To solve the problem of finding a single-digit number that, when 1008 is divided by it, results in a perfect square, we can follow these steps:
### Step 1: Factorize 1008
First, we need to find the prime factorization of 1008. We can do this by dividing 1008 by the smallest prime numbers until we reach 1.
- Divide by 2:
- 1008 ÷ 2 = 504
- 504 ÷ 2 = 252
- 252 ÷ 2 = 126
- 126 ÷ 2 = 63
- Now, 63 is not divisible by 2, so we move to the next prime number, which is 3:
- 63 ÷ 3 = 21
- 21 ÷ 3 = 7
- Finally, 7 is a prime number.
Thus, the prime factorization of 1008 is:
\[ 1008 = 2^4 \times 3^2 \times 7^1 \]
### Step 2: Identify the Conditions for a Perfect Square
A number is a perfect square if all the exponents in its prime factorization are even. In our case:
- The exponent of 2 is 4 (even)
- The exponent of 3 is 2 (even)
- The exponent of 7 is 1 (odd)
To make the exponent of 7 even, we need to multiply by 7 (which will increase the exponent of 7 from 1 to 2).

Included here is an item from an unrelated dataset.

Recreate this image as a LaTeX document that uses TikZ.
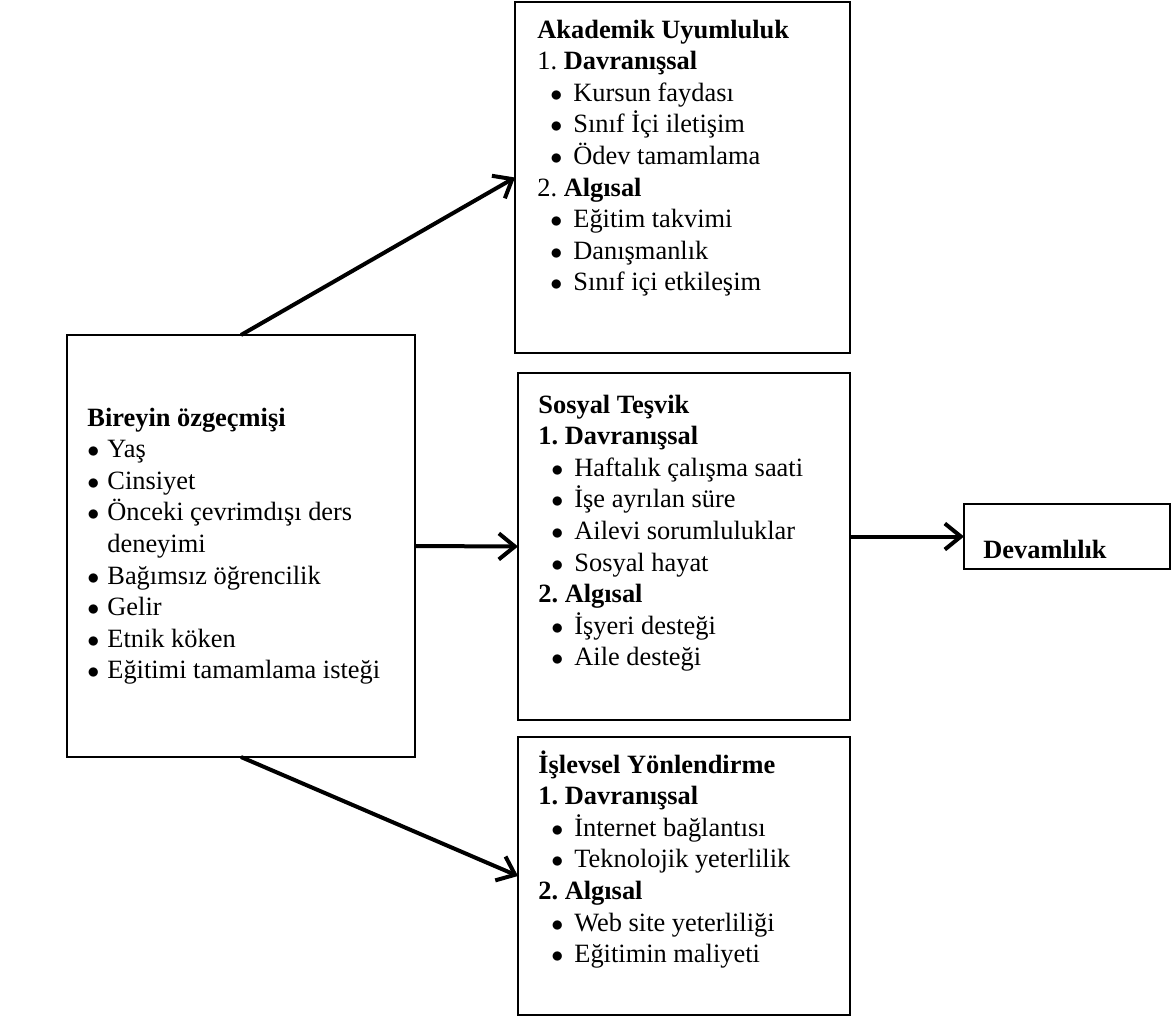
\documentclass[tikz,border=0pt]{standalone}
\usepackage{fontspec}
\setmainfont{Liberation Serif}
\usetikzlibrary{arrows.meta,calc}

% list items: indented bullet (right-hand boxes) and flush bullet (left box)
\newcommand\blt{$\bullet$}
\newcommand\itm[1]{\hspace*{6.5pt}\makebox[11.5pt][l]{\blt}#1}
\newcommand\bitm[1]{\makebox[10pt][l]{\blt}#1}

\begin{document}
\frenchspacing
\begin{tikzpicture}[x=0.5pt,y=-0.5pt,
  box/.style={draw, line width=1pt, inner sep=0pt, outer sep=0pt},
  txt/.style={anchor=base west, inner sep=0pt, font=\fontsize{13.2}{15.8}\selectfont},
  arr/.style={line width=2pt, -{Straight Barb[length=8pt,width=13pt,line width=2pt]}},
]
\useasboundingbox (0,0) rectangle (1173,1018);

% boxes
\node[box, minimum width=167.5pt, minimum height=175.5pt] (aka) at (682.5,177.5) {};
\node[box, minimum width=174pt,   minimum height=211pt]   (bir) at (241,546) {};
\node[box, minimum width=166pt,   minimum height=173.5pt] (sos) at (684,546.5) {};
\node[box, minimum width=166pt,   minimum height=139pt]   (isl) at (684,876) {};
\node[box, minimum width=103pt,   minimum height=32.5pt]  (dev) at (1067,536.5) {};

% box contents
\node[txt] (akat) at ($(aka.north west)+(22,36)$) {\begin{tabular}[t]{@{}l@{}}
  \textbf{Akademik Uyumluluk}\\
  1. \textbf{Davranışsal}\\
  \itm{Kursun faydası}\\
  \itm{Sınıf İçi iletişim}\\
  \itm{Ödev tamamlama}\\
  2. \textbf{Algısal}\\
  \itm{Eğitim takvimi}\\
  \itm{Danışmanlık}\\
  \itm{Sınıf içi etkileşim}
\end{tabular}};

\node[txt] (birt) at ($(bir.north west)+(20,91)$) {\begin{tabular}[t]{@{}l@{}}
  \textbf{Bireyin özgeçmişi}\\
  \bitm{Yaş}\\
  \bitm{Cinsiyet}\\
  \bitm{Önceki çevrimdışı ders}\\
  \hspace*{10pt}deneyimi\\
  \bitm{Bağımsız öğrencilik}\\
  \bitm{Gelir}\\
  \bitm{Etnik köken}\\
  \bitm{Eğitimi tamamlama isteği}
\end{tabular}};

\node[txt] (sost) at ($(sos.north west)+(20,40)$) {\begin{tabular}[t]{@{}l@{}}
  \textbf{Sosyal Teşvik}\\
  \textbf{1. Davranışsal}\\
  \itm{Haftalık çalışma saati}\\
  \itm{İşe ayrılan süre}\\
  \itm{Ailevi sorumluluklar}\\
  \itm{Sosyal hayat}\\
  \textbf{2. Algısal}\\
  \itm{İşyeri desteği}\\
  \itm{Aile desteği}
\end{tabular}};

\node[txt] (islt) at ($(isl.north west)+(20,36)$) {\begin{tabular}[t]{@{}l@{}}
  \textbf{İşlevsel Yönlendirme}\\
  \textbf{1. Davranışsal}\\
  \itm{İnternet bağlantısı}\\
  \itm{Teknolojik yeterlilik}\\
  \textbf{2. Algısal}\\
  \itm{Web site yeterliliği}\\
  \itm{Eğitimin maliyeti}
\end{tabular}};

\node[txt] (devt) at ($(dev.west)+(19,21.5)$) {\textbf{Devamlılık}};

% connectors
\draw[arr] (bir.north) -- (aka.west);
\draw[arr] (bir.east) -- (sos.west);
\draw[arr] (sos.east |- dev.west) -- (dev.west);
\draw[arr] (bir.south) -- (isl.west);
\end{tikzpicture}
\end{document}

### Step 3: Determine the Single-Digit Divisor
To find a single-digit number that can be used to divide 1008 and result in a perfect square, we can check the single-digit numbers (1 through 9) to see which one, when used to divide 1008, results in a perfect square.
We already established that we need to eliminate the odd exponent of 7. Therefore, we need to divide by 7 to achieve this.
### Step 4: Verify the Result
Now, let's check:
\[ 1008 \div 7 = 144 \]
Next, we check if 144 is a perfect square:
- The prime factorization of 144 is:
\[ 144 = 12 \times 12 = (2^2 \times 3)^2 = 2^4 \times 3^2 \]
- All exponents are even, confirming that 144 is indeed a perfect square.
### Conclusion
Thus, the single-digit number that, when 1008 is divided by it, gives a perfect square is **7**.